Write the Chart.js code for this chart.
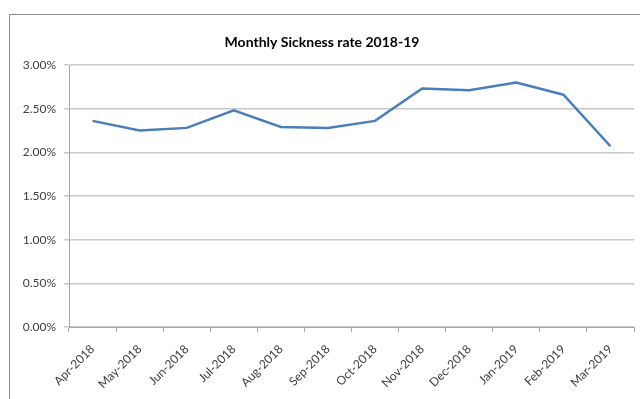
<!DOCTYPE html>
<html lang="en">
<head>
    <meta charset="UTF-8">
    <title>Monthly Sickness rate 2018-19</title>
    <script src="https://cdn.jsdelivr.net/npm/chart.js"></script>
    <style>
        html, body { margin: 0; padding: 0; background: #fff; overflow: hidden; }
        .frame {
            position: absolute;
            left: 9px;
            top: 14px;
            width: 700px;
            height: 420px;
            border-left: 1px solid #8c8c8c;
            border-top: 1px solid #8c8c8c;
        }
    </style>
</head>
<body>
    <div class="frame">
        <canvas id="sicknessChart" width="644" height="384"></canvas>
    </div>

    <script>
        // months and rates (%)
        const months = ['Apr-2018', 'May-2018', 'Jun-2018', 'Jul-2018', 'Aug-2018', 'Sep-2018',
                        'Oct-2018', 'Nov-2018', 'Dec-2018', 'Jan-2019', 'Feb-2019', 'Mar-2019'];
        const sicknessRate = [2.36, 2.25, 2.28, 2.48, 2.29, 2.28, 2.36, 2.73, 2.71, 2.80, 2.66, 2.07];
        const yMin = 0;
        const yMax = 3;
        const yStep = 0.5;

        const textColor = '#404040';
        const gridColor = '#c8c8c8';

        const ctx = document.getElementById('sicknessChart').getContext('2d');
        const chart = new Chart(ctx, {
            type: 'line',
            data: {
                labels: months,
                datasets: [{
                    label: 'Sickness rate',
                    data: sicknessRate,
                    borderColor: '#4a7ebb',
                    borderWidth: 2.5,
                    pointRadius: 0,
                    tension: 0,
                    fill: false
                }]
            },
            options: {
                responsive: false,
                animation: false,
                layout: { padding: { left: 0, right: 20, top: 0, bottom: 0 } },
                plugins: {
                    legend: { display: false },
                    tooltip: { enabled: false },
                    title: {
                        display: true,
                        text: 'Monthly Sickness rate 2018-19',
                        color: '#000',
                        font: { family: 'Lato', size: 14, weight: 'bold' },
                        padding: { top: 18.6, bottom: 14.6 }
                    }
                },
                scales: {
                    x: {
                        offset: true,
                        grid: {
                            offset: true,
                            drawOnChartArea: false,
                            drawTicks: true,
                            tickLength: 5,
                            color: '#a6a6a6'
                        },
                        border: { color: '#a6a6a6', width: 1 },
                        ticks: {
                            color: textColor,
                            font: { family: 'Lato', size: 12 },
                            minRotation: 45,
                            maxRotation: 45,
                            padding: 10,
                            autoSkip: false
                        },
                        afterFit: function (scale) { scale.height = 72; }
                    },
                    y: {
                        min: yMin,
                        max: yMax,
                        grid: {
                            color: gridColor,
                            lineWidth: 1.5,
                            tickLength: 5
                        },
                        border: { color: '#a6a6a6', width: 1 },
                        ticks: {
                            stepSize: yStep,
                            color: textColor,
                            font: { family: 'Lato', size: 12 },
                            padding: 8,
                            callback: function (v) { return v.toFixed(2) + '%'; }
                        },
                        afterFit: function (scale) { scale.width = 59; }
                    }
                }
            }
        });
    </script>
</body>
</html>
━━━━━━━━
** To be done **
From the opening line of the listing above through the line bearing "const gridColor = '#c8c8c8';", repeat each line exactly. Drop every picture.

** Exercise output **
Write the Chart.js code for this chart.
<!DOCTYPE html>
<html lang="en">
<head>
    <meta charset="UTF-8">
    <title>Monthly Sickness rate 2018-19</title>
    <script src="https://cdn.jsdelivr.net/npm/chart.js"></script>
    <style>
        html, body { margin: 0; padding: 0; background: #fff; overflow: hidden; }
        .frame {
            position: absolute;
            left: 9px;
            top: 14px;
            width: 700px;
            height: 420px;
            border-left: 1px solid #8c8c8c;
            border-top: 1px solid #8c8c8c;
        }
    </style>
</head>
<body>
    <div class="frame">
        <canvas id="sicknessChart" width="644" height="384"></canvas>
    </div>

    <script>
        // months and rates (%)
        const months = ['Apr-2018', 'May-2018', 'Jun-2018', 'Jul-2018', 'Aug-2018', 'Sep-2018',
                        'Oct-2018', 'Nov-2018', 'Dec-2018', 'Jan-2019', 'Feb-2019', 'Mar-2019'];
        const sicknessRate = [2.36, 2.25, 2.28, 2.48, 2.29, 2.28, 2.36, 2.73, 2.71, 2.80, 2.66, 2.07];
        const yMin = 0;
        const yMax = 3;
        const yStep = 0.5;

        const textColor = '#404040';
        const gridColor = '#c8c8c8';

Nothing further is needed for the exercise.